:: Exercise description ::
Copy the data exactly; pictures stay out of the copy.

+ + +

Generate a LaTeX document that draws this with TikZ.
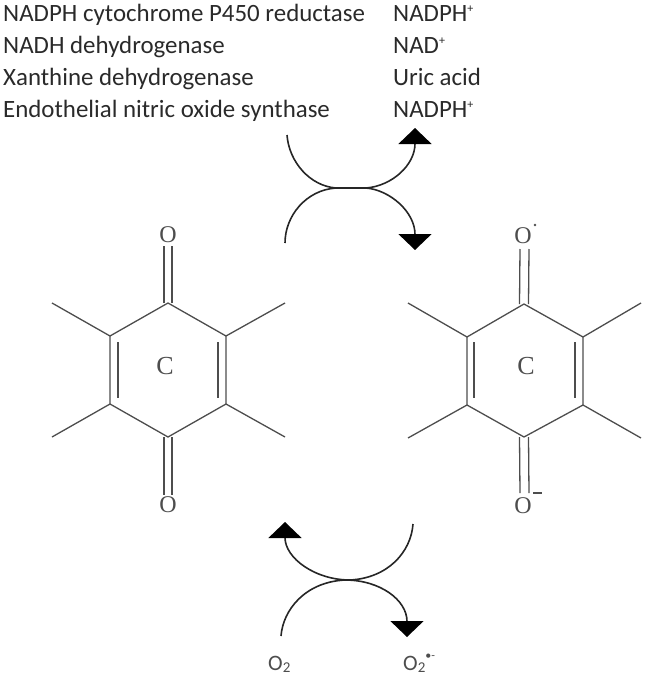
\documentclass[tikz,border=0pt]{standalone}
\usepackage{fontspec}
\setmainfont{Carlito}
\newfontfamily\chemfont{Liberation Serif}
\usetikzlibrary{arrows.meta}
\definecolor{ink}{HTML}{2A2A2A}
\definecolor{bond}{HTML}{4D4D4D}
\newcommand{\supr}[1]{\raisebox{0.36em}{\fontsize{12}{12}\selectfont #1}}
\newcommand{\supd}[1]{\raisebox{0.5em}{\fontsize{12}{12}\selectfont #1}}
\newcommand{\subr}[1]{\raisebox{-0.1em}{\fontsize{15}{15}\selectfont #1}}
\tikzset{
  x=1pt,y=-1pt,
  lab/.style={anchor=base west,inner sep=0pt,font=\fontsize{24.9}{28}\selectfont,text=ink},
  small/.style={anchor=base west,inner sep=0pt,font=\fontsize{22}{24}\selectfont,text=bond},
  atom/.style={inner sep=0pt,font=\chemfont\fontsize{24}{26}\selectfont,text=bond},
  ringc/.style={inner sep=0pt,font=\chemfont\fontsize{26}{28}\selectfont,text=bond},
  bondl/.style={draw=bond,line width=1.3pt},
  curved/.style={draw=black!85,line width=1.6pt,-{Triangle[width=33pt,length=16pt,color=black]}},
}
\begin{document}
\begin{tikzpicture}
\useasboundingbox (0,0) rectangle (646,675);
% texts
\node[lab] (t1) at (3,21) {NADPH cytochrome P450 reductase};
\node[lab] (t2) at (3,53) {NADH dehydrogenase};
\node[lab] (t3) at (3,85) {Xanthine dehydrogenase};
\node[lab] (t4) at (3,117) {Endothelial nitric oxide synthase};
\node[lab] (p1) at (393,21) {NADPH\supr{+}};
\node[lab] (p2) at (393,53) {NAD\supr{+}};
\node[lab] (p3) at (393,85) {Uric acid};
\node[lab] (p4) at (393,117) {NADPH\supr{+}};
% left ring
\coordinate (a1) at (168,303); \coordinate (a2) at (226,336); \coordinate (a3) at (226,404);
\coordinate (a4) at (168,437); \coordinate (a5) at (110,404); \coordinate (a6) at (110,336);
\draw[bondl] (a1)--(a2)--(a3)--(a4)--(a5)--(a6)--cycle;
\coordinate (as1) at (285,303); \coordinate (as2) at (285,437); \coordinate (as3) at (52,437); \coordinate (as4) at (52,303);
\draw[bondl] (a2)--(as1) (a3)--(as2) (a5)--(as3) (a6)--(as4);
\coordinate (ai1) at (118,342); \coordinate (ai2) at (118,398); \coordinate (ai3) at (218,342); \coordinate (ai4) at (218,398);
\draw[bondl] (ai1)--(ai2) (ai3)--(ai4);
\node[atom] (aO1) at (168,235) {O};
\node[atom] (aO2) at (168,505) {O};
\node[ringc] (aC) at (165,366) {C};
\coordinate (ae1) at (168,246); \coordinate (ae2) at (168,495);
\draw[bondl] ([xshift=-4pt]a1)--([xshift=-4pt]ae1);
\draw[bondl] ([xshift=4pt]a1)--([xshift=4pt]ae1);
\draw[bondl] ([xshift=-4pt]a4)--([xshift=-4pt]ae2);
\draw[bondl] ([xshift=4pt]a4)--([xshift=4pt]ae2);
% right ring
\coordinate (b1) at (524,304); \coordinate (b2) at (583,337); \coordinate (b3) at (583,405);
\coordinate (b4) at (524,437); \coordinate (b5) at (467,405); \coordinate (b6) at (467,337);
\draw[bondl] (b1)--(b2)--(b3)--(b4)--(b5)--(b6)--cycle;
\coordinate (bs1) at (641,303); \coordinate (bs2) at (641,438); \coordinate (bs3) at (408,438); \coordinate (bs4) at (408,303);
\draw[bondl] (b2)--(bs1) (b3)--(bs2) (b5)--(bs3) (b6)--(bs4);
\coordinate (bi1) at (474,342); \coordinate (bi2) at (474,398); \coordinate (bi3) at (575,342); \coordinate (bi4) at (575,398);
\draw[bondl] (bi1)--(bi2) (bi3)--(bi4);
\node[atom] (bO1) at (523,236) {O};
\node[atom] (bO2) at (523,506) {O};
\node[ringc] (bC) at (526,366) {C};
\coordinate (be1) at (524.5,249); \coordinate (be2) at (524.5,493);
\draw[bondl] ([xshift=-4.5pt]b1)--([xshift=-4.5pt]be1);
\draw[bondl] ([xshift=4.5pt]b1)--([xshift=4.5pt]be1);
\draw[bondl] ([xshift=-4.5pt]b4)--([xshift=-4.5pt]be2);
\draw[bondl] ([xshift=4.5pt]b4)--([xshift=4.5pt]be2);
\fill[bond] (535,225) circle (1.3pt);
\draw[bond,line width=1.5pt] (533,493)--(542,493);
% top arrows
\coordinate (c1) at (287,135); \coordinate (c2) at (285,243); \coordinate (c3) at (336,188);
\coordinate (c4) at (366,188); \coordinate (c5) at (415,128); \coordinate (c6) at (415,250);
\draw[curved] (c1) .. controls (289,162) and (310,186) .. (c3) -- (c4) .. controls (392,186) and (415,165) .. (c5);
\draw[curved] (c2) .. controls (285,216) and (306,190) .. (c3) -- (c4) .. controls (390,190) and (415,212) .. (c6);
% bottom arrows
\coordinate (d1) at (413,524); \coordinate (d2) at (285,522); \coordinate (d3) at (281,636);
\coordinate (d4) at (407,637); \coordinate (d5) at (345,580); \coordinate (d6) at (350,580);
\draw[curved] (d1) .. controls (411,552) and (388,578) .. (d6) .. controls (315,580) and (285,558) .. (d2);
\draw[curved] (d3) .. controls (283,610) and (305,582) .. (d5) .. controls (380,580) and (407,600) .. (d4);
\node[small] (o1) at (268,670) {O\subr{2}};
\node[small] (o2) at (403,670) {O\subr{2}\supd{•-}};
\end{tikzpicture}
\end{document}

+ + +

:: Output for this task ::
Generate a LaTeX document that draws this with TikZ.
\documentclass[tikz,border=0pt]{standalone}
\usepackage{fontspec}
\setmainfont{Carlito}
\newfontfamily\chemfont{Liberation Serif}
\usetikzlibrary{arrows.meta}
\definecolor{ink}{HTML}{2A2A2A}
\definecolor{bond}{HTML}{4D4D4D}
\newcommand{\supr}[1]{\raisebox{0.36em}{\fontsize{12}{12}\selectfont #1}}
\newcommand{\supd}[1]{\raisebox{0.5em}{\fontsize{12}{12}\selectfont #1}}
\newcommand{\subr}[1]{\raisebox{-0.1em}{\fontsize{15}{15}\selectfont #1}}
\tikzset{
  x=1pt,y=-1pt,
  lab/.style={anchor=base west,inner sep=0pt,font=\fontsize{24.9}{28}\selectfont,text=ink},
  small/.style={anchor=base west,inner sep=0pt,font=\fontsize{22}{24}\selectfont,text=bond},
  atom/.style={inner sep=0pt,font=\chemfont\fontsize{24}{26}\selectfont,text=bond},
  ringc/.style={inner sep=0pt,font=\chemfont\fontsize{26}{28}\selectfont,text=bond},
  bondl/.style={draw=bond,line width=1.3pt},
  curved/.style={draw=black!85,line width=1.6pt,-{Triangle[width=33pt,length=16pt,color=black]}},
}
\begin{document}
\begin{tikzpicture}
\useasboundingbox (0,0) rectangle (646,675);
% texts
\node[lab] (t1) at (3,21) {NADPH cytochrome P450 reductase};
\node[lab] (t2) at (3,53) {NADH dehydrogenase};
\node[lab] (t3) at (3,85) {Xanthine dehydrogenase};
\node[lab] (t4) at (3,117) {Endothelial nitric oxide synthase};
\node[lab] (p1) at (393,21) {NADPH\supr{+}};
\node[lab] (p2) at (393,53) {NAD\supr{+}};
\node[lab] (p3) at (393,85) {Uric acid};
\node[lab] (p4) at (393,117) {NADPH\supr{+}};
% left ring
\coordinate (a1) at (168,303); \coordinate (a2) at (226,336); \coordinate (a3) at (226,404);
\coordinate (a4) at (168,437); \coordinate (a5) at (110,404); \coordinate (a6) at (110,336);
\draw[bondl] (a1)--(a2)--(a3)--(a4)--(a5)--(a6)--cycle;
\coordinate (as1) at (285,303); \coordinate (as2) at (285,437); \coordinate (as3) at (52,437); \coordinate (as4) at (52,303);
\draw[bondl] (a2)--(as1) (a3)--(as2) (a5)--(as3) (a6)--(as4);
\coordinate (ai1) at (118,342); \coordinate (ai2) at (118,398); \coordinate (ai3) at (218,342); \coordinate (ai4) at (218,398);
\draw[bondl] (ai1)--(ai2) (ai3)--(ai4);
\node[atom] (aO1) at (168,235) {O};
\node[atom] (aO2) at (168,505) {O};
\node[ringc] (aC) at (165,366) {C};
\coordinate (ae1) at (168,246); \coordinate (ae2) at (168,495);
\draw[bondl] ([xshift=-4pt]a1)--([xshift=-4pt]ae1);
\draw[bondl] ([xshift=4pt]a1)--([xshift=4pt]ae1);
\draw[bondl] ([xshift=-4pt]a4)--([xshift=-4pt]ae2);
\draw[bondl] ([xshift=4pt]a4)--([xshift=4pt]ae2);
% right ring
\coordinate (b1) at (524,304); \coordinate (b2) at (583,337); \coordinate (b3) at (583,405);
\coordinate (b4) at (524,437); \coordinate (b5) at (467,405); \coordinate (b6) at (467,337);
\draw[bondl] (b1)--(b2)--(b3)--(b4)--(b5)--(b6)--cycle;
\coordinate (bs1) at (641,303); \coordinate (bs2) at (641,438); \coordinate (bs3) at (408,438); \coordinate (bs4) at (408,303);
\draw[bondl] (b2)--(bs1) (b3)--(bs2) (b5)--(bs3) (b6)--(bs4);
\coordinate (bi1) at (474,342); \coordinate (bi2) at (474,398); \coordinate (bi3) at (575,342); \coordinate (bi4) at (575,398);
\draw[bondl] (bi1)--(bi2) (bi3)--(bi4);
\node[atom] (bO1) at (523,236) {O};
\node[atom] (bO2) at (523,506) {O};
\node[ringc] (bC) at (526,366) {C};
\coordinate (be1) at (524.5,249); \coordinate (be2) at (524.5,493);
\draw[bondl] ([xshift=-4.5pt]b1)--([xshift=-4.5pt]be1);
\draw[bondl] ([xshift=4.5pt]b1)--([xshift=4.5pt]be1);
\draw[bondl] ([xshift=-4.5pt]b4)--([xshift=-4.5pt]be2);
\draw[bondl] ([xshift=4.5pt]b4)--([xshift=4.5pt]be2);
\fill[bond] (535,225) circle (1.3pt);
\draw[bond,line width=1.5pt] (533,493)--(542,493);
% top arrows
\coordinate (c1) at (287,135); \coordinate (c2) at (285,243); \coordinate (c3) at (336,188);
\coordinate (c4) at (366,188); \coordinate (c5) at (415,128); \coordinate (c6) at (415,250);
\draw[curved] (c1) .. controls (289,162) and (310,186) .. (c3) -- (c4) .. controls (392,186) and (415,165) .. (c5);
\draw[curved] (c2) .. controls (285,216) and (306,190) .. (c3) -- (c4) .. controls (390,190) and (415,212) .. (c6);
% bottom arrows
\coordinate (d1) at (413,524); \coordinate (d2) at (285,522); \coordinate (d3) at (281,636);
\coordinate (d4) at (407,637); \coordinate (d5) at (345,580); \coordinate (d6) at (350,580);
\draw[curved] (d1) .. controls (411,552) and (388,578) .. (d6) .. controls (315,580) and (285,558) .. (d2);
\draw[curved] (d3) .. controls (283,610) and (305,582) .. (d5) .. controls (380,580) and (407,600) .. (d4);
\node[small] (o1) at (268,670) {O\subr{2}};
\node[small] (o2) at (403,670) {O\subr{2}\supd{•-}};
\end{tikzpicture}
\end{document}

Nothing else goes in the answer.